I almost brought up my replace-all function.  Could have been here 
for the next year discussing that one.
BrianH
23-Mar-2008
[9569]
How is it different from replace/all ?
[unknown: 5]
23-Mar-2008
[9570x2]
b: [[1] [[[1]]] [1]]
how do you replace/all the 1's in that with 2's?
BrianH
23-Mar-2008
[9572]
I'd probably use parse, or Gabriele's rewrite function. How did you 
do it?
[unknown: 5]
23-Mar-2008
[9573]
Mine is strictly a replace/all function it is much more tasking on 
the system but if made native could probably be cool
BrianH
23-Mar-2008
[9574]
Will you only be replacing literal values, or doing general pattern 
replacement?
[unknown: 5]
23-Mar-2008
[9575]
any occurrence even in embedded series
BrianH
23-Mar-2008
[9576]
I got that :) I was wondering what kind of things you were searching 
for, to be replaced. Just literal values? Blocks?
[unknown: 5]
23-Mar-2008
[9577]
practically anything
BrianH
23-Mar-2008
[9578]
Interesting. How do you check for equality? Do you go by reference 
or structural equivalence?
[unknown: 5]
23-Mar-2008
[9579x3]
well that is where it gets a little of a concern.  Currently, I only 
check for equal?
>> b: [[1] [[[1]]] [1]]
== [[1] [[[1]]] [1]]
>> replace-all b [1] [2]
== [2]
>> b
== [[2] [[[2]]] [2]]
Can also do this:

>> b: [[1] [[[1]]] [1]]
== [[1] [[[1]]] [1]]
>> replace-all b 1 2
== 2
>> b
== [[2] [[[2]]] [2]]
BrianH
23-Mar-2008
[9582]
That is structural equivalence. Nice.
[unknown: 5]
23-Mar-2008
[9583x2]
>> b: [[1] [[[1]]] [1]]
== [[1] [[[1]]] [1]]
>> replace-all [1] "1"
** Script Error: replace-all is missing its newval argument
** Near: replace-all [1] "1"
>> replace-all b [1] "1"
== "1"
>> b
== ["1" [["1"]] "1"]
It works very well
BrianH
23-Mar-2008
[9585x2]
I would call it replace-deep, but cool.
Is it recursive?
[unknown: 5]
23-Mar-2008
[9587x9]
yes
Doesn't take much
replace-all: func [series oldval newval /local sd][
        sub-ic?: func [sd][
            forall sd [
                either equal? first sd oldval [
                    poke sd 1 newval
                ][
                    if series? first sd [sub-ic? first sd]
                ]
            ]
        ]
        sub-ic? series
    ]
was written for a particular use I had but not for general use.  

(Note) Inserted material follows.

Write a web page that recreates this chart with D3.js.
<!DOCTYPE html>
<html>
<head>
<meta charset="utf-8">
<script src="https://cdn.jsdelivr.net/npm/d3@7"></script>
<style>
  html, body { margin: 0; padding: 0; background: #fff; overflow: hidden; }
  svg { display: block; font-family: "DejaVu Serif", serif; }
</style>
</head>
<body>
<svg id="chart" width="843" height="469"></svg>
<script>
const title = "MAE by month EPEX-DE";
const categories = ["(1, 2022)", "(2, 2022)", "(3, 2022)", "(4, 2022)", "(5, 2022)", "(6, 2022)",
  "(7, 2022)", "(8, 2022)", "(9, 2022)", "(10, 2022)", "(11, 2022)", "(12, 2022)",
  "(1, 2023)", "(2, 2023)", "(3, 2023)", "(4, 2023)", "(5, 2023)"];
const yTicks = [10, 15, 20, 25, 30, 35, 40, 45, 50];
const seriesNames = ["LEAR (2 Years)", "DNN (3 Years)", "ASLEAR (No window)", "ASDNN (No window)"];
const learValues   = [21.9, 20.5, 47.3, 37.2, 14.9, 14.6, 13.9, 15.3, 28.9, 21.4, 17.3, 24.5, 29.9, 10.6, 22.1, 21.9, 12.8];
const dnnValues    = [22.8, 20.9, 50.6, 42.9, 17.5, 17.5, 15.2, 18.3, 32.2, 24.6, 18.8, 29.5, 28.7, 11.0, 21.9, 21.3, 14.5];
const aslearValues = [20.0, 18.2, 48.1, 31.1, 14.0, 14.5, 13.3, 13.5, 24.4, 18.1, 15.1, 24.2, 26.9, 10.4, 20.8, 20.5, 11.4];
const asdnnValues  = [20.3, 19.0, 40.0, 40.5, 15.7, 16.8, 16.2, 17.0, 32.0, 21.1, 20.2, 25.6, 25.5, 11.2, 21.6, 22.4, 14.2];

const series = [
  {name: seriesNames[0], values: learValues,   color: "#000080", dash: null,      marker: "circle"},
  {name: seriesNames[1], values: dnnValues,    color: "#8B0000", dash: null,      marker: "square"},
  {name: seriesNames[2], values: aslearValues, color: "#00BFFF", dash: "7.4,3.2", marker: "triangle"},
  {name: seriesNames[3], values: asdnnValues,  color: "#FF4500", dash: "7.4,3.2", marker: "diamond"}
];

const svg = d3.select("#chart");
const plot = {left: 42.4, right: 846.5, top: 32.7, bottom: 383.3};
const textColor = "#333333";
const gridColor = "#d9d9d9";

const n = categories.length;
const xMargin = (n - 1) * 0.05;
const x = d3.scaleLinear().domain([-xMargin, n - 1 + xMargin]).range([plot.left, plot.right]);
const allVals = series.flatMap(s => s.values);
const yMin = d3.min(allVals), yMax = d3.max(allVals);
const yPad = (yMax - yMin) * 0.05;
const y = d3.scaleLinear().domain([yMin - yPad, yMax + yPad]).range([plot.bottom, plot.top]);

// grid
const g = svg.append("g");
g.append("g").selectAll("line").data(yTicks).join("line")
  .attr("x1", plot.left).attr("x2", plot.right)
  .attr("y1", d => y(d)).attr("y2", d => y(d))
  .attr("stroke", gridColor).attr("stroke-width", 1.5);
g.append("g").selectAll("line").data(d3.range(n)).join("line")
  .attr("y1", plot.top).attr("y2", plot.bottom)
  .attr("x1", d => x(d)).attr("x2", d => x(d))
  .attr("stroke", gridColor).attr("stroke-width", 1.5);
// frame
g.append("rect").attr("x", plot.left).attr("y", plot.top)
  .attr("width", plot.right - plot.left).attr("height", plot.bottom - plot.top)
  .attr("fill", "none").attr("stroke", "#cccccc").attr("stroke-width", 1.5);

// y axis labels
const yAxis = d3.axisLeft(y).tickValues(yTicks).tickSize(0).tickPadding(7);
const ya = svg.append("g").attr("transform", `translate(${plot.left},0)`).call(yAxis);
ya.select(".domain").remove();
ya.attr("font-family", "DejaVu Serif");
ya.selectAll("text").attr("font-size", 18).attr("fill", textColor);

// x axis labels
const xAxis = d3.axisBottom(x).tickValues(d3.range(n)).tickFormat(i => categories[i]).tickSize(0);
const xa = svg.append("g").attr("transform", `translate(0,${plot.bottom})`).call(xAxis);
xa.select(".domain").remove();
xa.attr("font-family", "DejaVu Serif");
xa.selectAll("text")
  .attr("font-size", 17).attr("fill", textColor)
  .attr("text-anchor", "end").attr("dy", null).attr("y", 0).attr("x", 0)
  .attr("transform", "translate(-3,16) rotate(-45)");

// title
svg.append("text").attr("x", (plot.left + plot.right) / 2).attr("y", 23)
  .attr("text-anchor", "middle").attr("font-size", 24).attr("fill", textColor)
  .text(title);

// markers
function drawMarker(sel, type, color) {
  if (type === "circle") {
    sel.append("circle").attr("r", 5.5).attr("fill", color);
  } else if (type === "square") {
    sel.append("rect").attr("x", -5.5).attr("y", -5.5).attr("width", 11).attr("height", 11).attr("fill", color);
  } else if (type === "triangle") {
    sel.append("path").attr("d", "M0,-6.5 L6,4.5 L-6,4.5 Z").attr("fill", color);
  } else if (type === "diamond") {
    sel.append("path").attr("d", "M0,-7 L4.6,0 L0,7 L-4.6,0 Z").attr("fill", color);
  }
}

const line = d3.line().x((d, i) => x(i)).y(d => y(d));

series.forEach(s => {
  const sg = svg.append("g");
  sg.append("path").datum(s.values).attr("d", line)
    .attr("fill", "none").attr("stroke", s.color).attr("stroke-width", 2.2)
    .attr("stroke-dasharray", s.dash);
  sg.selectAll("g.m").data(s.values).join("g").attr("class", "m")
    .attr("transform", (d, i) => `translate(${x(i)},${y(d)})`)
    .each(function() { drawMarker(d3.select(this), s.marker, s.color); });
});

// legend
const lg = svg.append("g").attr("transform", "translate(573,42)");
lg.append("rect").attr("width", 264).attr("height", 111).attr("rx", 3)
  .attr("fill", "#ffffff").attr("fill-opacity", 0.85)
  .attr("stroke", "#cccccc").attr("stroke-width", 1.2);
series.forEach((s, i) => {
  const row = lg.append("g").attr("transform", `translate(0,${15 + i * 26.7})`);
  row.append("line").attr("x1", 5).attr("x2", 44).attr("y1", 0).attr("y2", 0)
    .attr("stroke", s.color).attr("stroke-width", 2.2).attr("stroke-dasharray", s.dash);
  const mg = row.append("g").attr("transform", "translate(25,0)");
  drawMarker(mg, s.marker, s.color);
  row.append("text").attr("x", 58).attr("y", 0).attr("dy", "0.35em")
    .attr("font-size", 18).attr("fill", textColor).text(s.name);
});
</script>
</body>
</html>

It will have some limitations to be a mezzanine
It was built rapidly off of another function that I built in TRETBASE.
If you see a series it doesn't work on let me know.
I see some errors in it already in the code that I should patch real 
quick
Here you go:
replace-all: func [series oldval newval /local sub-ic][
        sub-ic: func [sd][
            forall sd [
                either equal? first sd oldval [
                    poke sd 1 newval
                ][
                    if series? first sd [sub-ic first sd]
                ]
            ]
        ]
        sub-ic series
    ]
BrianH
23-Mar-2008
[9596x2]
Not bad. You use an inner function for the recursion, which should 
allow you to go to greater recursion depth before running out of 
stack space. I'd change the series? to any-block?, and the EITHER 
IF to a CASE, and the FORALL to a WHILE, and add type specs to the 
outer function, and change /local sd to /local sub-ic?, but otherwise 
good stuff.
Sorry, I wrote most of that before you posted your fixed version.